The Confessions of Saint Allen, No. 3


I drive a gas-guzzling SUV. I suppose if Al Gore were to measure my carbon footprint, I'd become a whole segment for his next movie. As it is, I'm afraid I'll soon be required to submit to the new Cap-and-Trade program before they'll allow me to keep driving it.

For my confession is to be complete, I need to let you know that I have gone deeper in enviro sin than you may have imagined from the paragraph above. You see, the SUV I drive is not even a modern one with gobs of government-mandated pollution controls stuck all over it. The awful truth--and I can't hide the fact--is that it has no pollution controls on it whatsoever (There--I've said it). That's because it's a 1968 Chevy Suburban. The good ol' 3-door model. This thing has enough metal in it to make half-a-dozen Honda Civics. It gets about nine miles to a gallon. In a few years, when New York is fourteen feet under water, I know that I will personally be responsible for an inch or two of it.
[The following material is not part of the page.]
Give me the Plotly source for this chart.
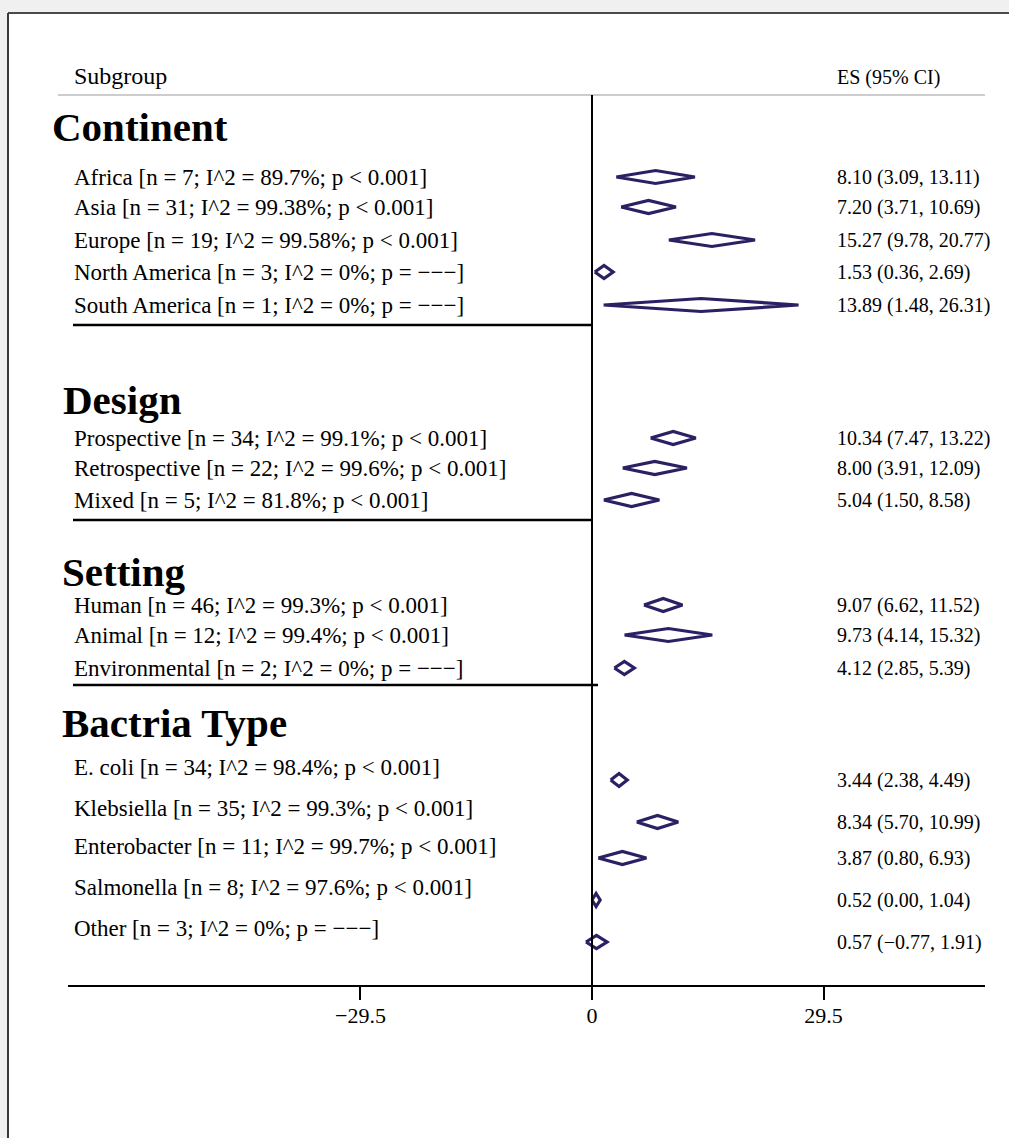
import plotly.graph_objects as go

# ---- data -------------------------------------------------------------
group_titles = ["Continent", "Design", "Setting", "Bactria Type"]

subgroups = ["Africa", "Asia", "Europe", "North America", "South America",
             "Prospective", "Retrospective", "Mixed",
             "Human", "Animal", "Environmental",
             "E. coli", "Klebsiella", "Enterobacter", "Salmonella", "Other"]
n_studies = [7, 31, 19, 3, 1,
             34, 22, 5,
             46, 12, 2,
             34, 35, 11, 8, 3]
i_squared = [89.7, 99.38, 99.58, 0, 0,
             99.1, 99.6, 81.8,
             99.3, 99.4, 0,
             98.4, 99.3, 99.7, 97.6, 0]
p_text = ["< 0.001", "< 0.001", "< 0.001", "= −−−", "= −−−",
          "< 0.001", "< 0.001", "< 0.001",
          "< 0.001", "< 0.001", "= −−−",
          "< 0.001", "< 0.001", "< 0.001", "< 0.001", "= −−−"]
es = [8.10, 7.20, 15.27, 1.53, 13.89,
      10.34, 8.00, 5.04,
      9.07, 9.73, 4.12,
      3.44, 8.34, 3.87, 0.52, 0.57]
ci_low = [3.09, 3.71, 9.78, 0.36, 1.48,
          7.47, 3.91, 1.50,
          6.62, 4.14, 2.85,
          2.38, 5.70, 0.80, 0.00, -0.77]
ci_high = [13.11, 10.69, 20.77, 2.69, 26.31,
           13.22, 12.09, 8.58,
           11.52, 15.32, 5.39,
           4.49, 10.99, 6.93, 1.04, 1.91]
x_ticks = [-29.5, 0, 29.5]

# ---- layout (pixel geometry of the page) -------------------------------
W, H = 1009, 1138
PL, PR = 68, 985          # plot area left / right (px)
PB = 985                  # plot area bottom (px), y-axis runs in px units
X0_PX, PX_PER_UNIT = 592, 7.85
TEXT_PAD = 3              # annotation box padding

label_y = [177, 207, 240, 272, 305, 438, 468, 500, 605, 635, 668,
           767, 808, 846, 887, 928]
mark_y = [177, 207, 240, 272, 305, 438, 468, 500, 605, 635, 668,
          780, 822, 858, 900, 942]
title_pos = [(53, 127), (64, 400), (63, 572), (63, 723)]
separator_y = [(325, 593), (520, 593), (685, 598)]

SERIF = "Liberation Serif, Times New Roman, serif"
NAVY = "#2a2164"
DIAMOND_HALF = 6.5


def px_to_paper_x(px):
    return (px - PL) / (PR - PL)


def text_x(px):
    return px_to_paper_x(px - TEXT_PAD)


def px_to_paper_y(py):
    return (PB - py) / PB


def fmt(v):
    return f"{v:.2f}".replace("-", "−")


x_range = [(PL - X0_PX) / PX_PER_UNIT, (PR - X0_PX) / PX_PER_UNIT]

# ---- diamonds ----------------------------------------------------------
dx, dy = [], []
for lo, mid, hi, y in zip(ci_low, es, ci_high, mark_y):
    dx += [lo, mid, hi, mid, lo, None]
    dy += [y, y - DIAMOND_HALF, y, y + DIAMOND_HALF, y, None]

fig = go.Figure()
fig.add_trace(go.Scatter(x=dx, y=dy, mode="lines",
                         line=dict(color=NAVY, width=3.2),
                         hoverinfo="skip", showlegend=False))

shapes = [
    # grey margin strips around the white panel
    dict(type="rect", xref="paper", yref="paper",
         x0=px_to_paper_x(0), x1=px_to_paper_x(W),
         y0=px_to_paper_y(13), y1=px_to_paper_y(0),
         fillcolor="#f0f0f0", line=dict(width=0), layer="below"),
    dict(type="rect", xref="paper", yref="paper",
         x0=px_to_paper_x(0), x1=px_to_paper_x(8),
         y0=px_to_paper_y(H), y1=px_to_paper_y(0),
         fillcolor="#f0f0f0", line=dict(width=0), layer="below"),
    # panel frame (top and left edges)
    dict(type="line", xref="paper", yref="paper",
         x0=px_to_paper_x(8), x1=px_to_paper_x(W + 5),
         y0=px_to_paper_y(13), y1=px_to_paper_y(13),
         line=dict(color="#4a4a4a", width=2)),
    dict(type="line", xref="paper", yref="paper",
         x0=px_to_paper_x(8), x1=px_to_paper_x(8),
         y0=px_to_paper_y(13), y1=px_to_paper_y(H + 5),
         line=dict(color="#3a3a3a", width=2)),
    # header rule
    dict(type="line", xref="paper", yref="y",
         x0=px_to_paper_x(58), x1=px_to_paper_x(985), y0=95, y1=95,
         line=dict(color="#bdbdbd", width=1.5)),
    # null line
    dict(type="line", xref="x", yref="y", x0=0, x1=0, y0=95, y1=PB,
         line=dict(color="black", width=2)),
]
for y, xend in separator_y:
    shapes.append(dict(type="line", xref="paper", yref="y",
                       x0=px_to_paper_x(73), x1=px_to_paper_x(xend), y0=y, y1=y,
                       line=dict(color="black", width=2.5)))

annotations = [
    dict(text="Subgroup", x=text_x(75), y=76, xref="paper", yref="y",
         xanchor="left", yanchor="middle", showarrow=False,
         font=dict(family=SERIF, size=24, color="black")),
    dict(text="ES (95% CI)", x=text_x(838), y=77, xref="paper", yref="y",
         xanchor="left", yanchor="middle", showarrow=False,
         font=dict(family=SERIF, size=20, color="black")),
]
for title, (tx, ty) in zip(group_titles, title_pos):
    annotations.append(dict(text=f"<b>{title}</b>", x=text_x(tx), y=ty,
                            xref="paper", yref="y", xanchor="left", yanchor="middle",
                            showarrow=False,
                            font=dict(family=SERIF, size=41, color="black")))

for name, n, i2, p, ly, my, e, lo, hi in zip(subgroups, n_studies, i_squared, p_text,
                                              label_y, mark_y, es, ci_low, ci_high):
    left = f"{name} [n = {n}; I^2 = {i2:g}%; p {p.replace('<', '&lt;')}]"
    annotations.append(dict(text=left, x=text_x(75), y=ly,
                            xref="paper", yref="y", xanchor="left", yanchor="middle",
                            showarrow=False,
                            font=dict(family=SERIF, size=23, color="black")))
    right = f"{fmt(e)} ({fmt(lo)}, {fmt(hi)})"
    annotations.append(dict(text=right, x=text_x(838), y=my,
                            xref="paper", yref="y", xanchor="left", yanchor="middle",
                            showarrow=False,
                            font=dict(family=SERIF, size=20, color="black")))

fig.update_layout(
    width=W, height=H,
    margin=dict(l=PL, r=W - PR, t=0, b=H - PB, pad=0),
    paper_bgcolor="white",
    plot_bgcolor="rgba(0,0,0,0)",
    showlegend=False,
    hovermode=False,
    shapes=shapes,
    annotations=annotations,
    xaxis=dict(range=x_range, showgrid=False, zeroline=False,
               showline=True, linecolor="black", linewidth=2,
               ticks="outside", ticklen=13, tickwidth=2, tickcolor="black",
               tickvals=x_ticks,
               ticktext=[("−" + f"{abs(t):g}") if t < 0 else f"{t:g}" for t in x_ticks],
               tickfont=dict(family=SERIF, size=22, color="black"),
               ticklabelstandoff=-3,
               fixedrange=True),
    yaxis=dict(range=[PB, 0], visible=False, fixedrange=True),
)

fig.write_html("out.html", config={"displayModeBar": False})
Why am I so blase' about killing the planet? Well, it all goes back to Y2K. Remember? The computer glitch that was going to bring the gears of modernity to a sudden infrastructure-crashing, business-confounding stop at the rollover into the new century? That's why I drive my planet-destroying vehicle. The genesis of my fall from harmony with the planet goes back to early 1999. That's when I began noticing this '68 Suburban parked here and there downtown.

Being the prudent person I am, I saw it as the perfect worst-case-scenario vehicle to get us (me and my wife) through the wilderness years following civilization's post-Y2K collapse. So one day I left a little note under the wiper asking the owner to call me if he ever decided to sell it. He called me that evening. Next thing you know, bodda-bing-bodda-boom, I'd bought us our Y2K back up plan. This baby would be just the ticket to ride out the coming social upheaval. "Heck," I thought, "this thing is so spacious inside, why there'd be room for our three cats, a good stock of Friskies Special Diet cat food, their litter box, thirty or forty gallons of water, and a good portion of our book collection." I calculated that there'd even be room enough for a small fridge to boot. Then of course we'd need to invest in a diesel generator. Excellent thinking!

Well, you may have noticed that the social collapse following Y2K was somewhat less than total. Therefore we never did have to head for the hills and make the 'burb our back country survival headquarters. We grew to like the old Suburban so much we decided to keep her, notwithstanding the way it would warm the globe in the ensuing years. We still take her out to the back country, but now it is only for a week-end of camping.

There you have it. Another from-the-heart confession by the guy you don't want to spar with in traffic--especially if you're in a Prius.